* Recorded data:
--
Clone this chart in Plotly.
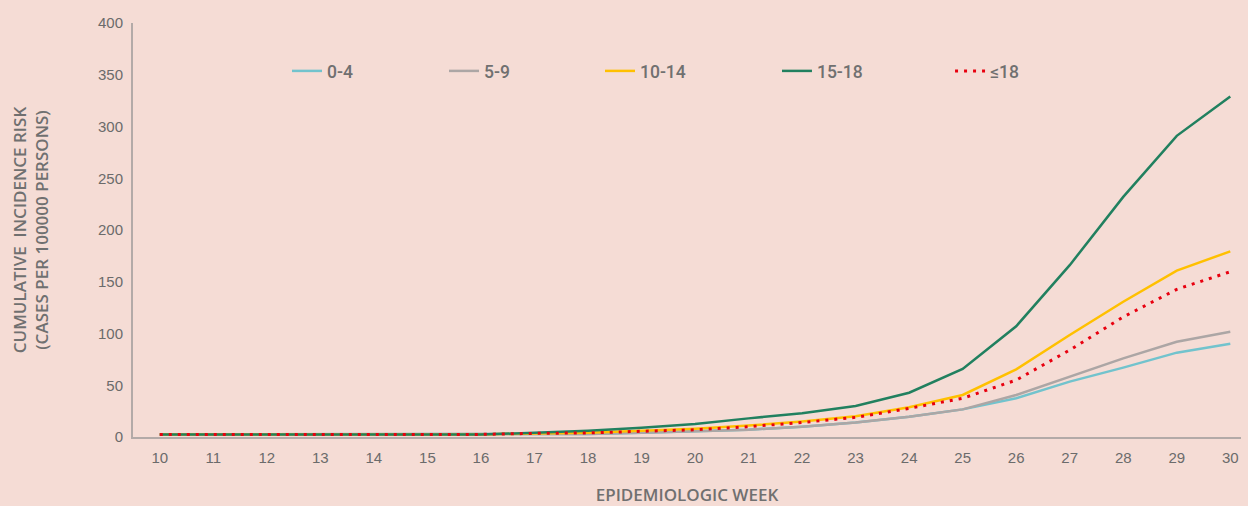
import plotly.graph_objects as go

weeks = list(range(10, 31))
age_0_4 = [2.5, 2.5, 2.5, 2.5, 2.5, 2.5, 2.5, 2.8, 3, 4, 5.5, 7, 10, 14, 19.6, 26.7, 37.4, 53.5, 67, 81.5, 90]
age_5_9 = [2.5, 2.5, 2.5, 2.5, 2.5, 2.5, 2.5, 2.8, 3, 4, 5.5, 7, 10, 14, 19.6, 26.7, 40.6, 58, 76, 92, 101.7]
age_10_14 = [2.5, 2.5, 2.5, 2.5, 2.5, 2.5, 2.5, 3.5, 4, 6, 8, 11, 15, 20, 28.7, 40.6, 65.4, 98.5, 130.7, 160.7, 179.4]
age_15_18 = [2.5, 2.5, 2.5, 2.5, 2.5, 2.5, 2.5, 4, 6, 9, 12.5, 18, 23, 30, 42.8, 65.7, 107, 166, 232, 291, 329]
age_le18 = [2.5, 2.5, 2.5, 2.5, 2.5, 2.5, 2.5, 3.5, 4, 5.5, 7, 10, 14, 19, 27.7, 37.4, 55, 84, 116, 142.7, 159.7]

series = [
    ("0-4", age_0_4, "#72c3cd", "solid", "legend"),
    ("5-9", age_5_9, "#aca6a5", "solid", "legend2"),
    ("10-14", age_10_14, "#ffc000", "solid", "legend3"),
    ("15-18", age_15_18, "#21805f", "solid", "legend4"),
    ("≤18", age_le18, "#e8000f", "3px,6px", "legend5"),
]

fig = go.Figure()
for name, vals, color, dash, lg in series:
    fig.add_trace(go.Scatter(
        x=weeks, y=vals, name=name, mode="lines",
        line=dict(color=color, width=3 if name == "≤18" else 2.5, dash=dash),
        legend=lg, hoverinfo="skip",
    ))

legend_font = dict(family="Roboto, Lato, sans-serif", size=17.5, color="#707070", weight=500)
leg_x = [0.139, 0.2807, 0.4215, 0.5812, 0.7374]
leg_common = dict(orientation="h", yanchor="middle", xanchor="left", y=0.884,
                  bgcolor="rgba(0,0,0,0)", font=legend_font)

tick_font = dict(family="Liberation Sans Narrow, Liberation Sans, Arial, sans-serif", size=15, color="#6b6b6b")
title_font = dict(family="Open Sans, sans-serif", size=17, color="#707070", weight=600)

fig.update_layout(
    width=1248, height=506,
    margin=dict(l=133, r=7, t=23, b=69, autoexpand=False),
    paper_bgcolor="#f5dcd5",
    plot_bgcolor="#f5dcd5",
    showlegend=True,
    legend=dict(x=leg_x[0], **leg_common),
    legend2=dict(x=leg_x[1], **leg_common),
    legend3=dict(x=leg_x[2], **leg_common),
    legend4=dict(x=leg_x[3], **leg_common),
    legend5=dict(x=leg_x[4], **leg_common),
    xaxis=dict(
        range=[9.5, 30.2], tickmode="linear", tick0=10, dtick=1,
        showgrid=False, zeroline=False, showline=True, linecolor="#b3aaa8", linewidth=2,
        ticks="", tickfont=tick_font, ticklabelstandoff=6,
        title=dict(text="EPIDEMIOLOGIC WEEK", font=title_font, standoff=27),
        automargin=False,
    ),
    yaxis=dict(
        range=[0, 400], tickmode="linear", tick0=0, dtick=50,
        showgrid=False, zeroline=False, showline=True, linecolor="#b3aaa8", linewidth=2,
        ticks="", tickfont=tick_font, ticklabelstandoff=5,
        title=dict(text="CUMULATIVE  INCIDENCE RISK<br>(CASES PER 100000 PERSONS)", font=title_font, standoff=45),
        automargin=False,
    ),
)

fig.write_html("out.html", config={"displayModeBar": False},
               post_script="document.body.style.margin='0';document.body.style.background='#f5dcd5';")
--
* What you will do: Transcribe the opening line of the listing above, please, and every line after it through the line with "import plotly.graph_objects as go", word for word, without pictures.

* Written response:
Clone this chart in Plotly.
import plotly.graph_objects as go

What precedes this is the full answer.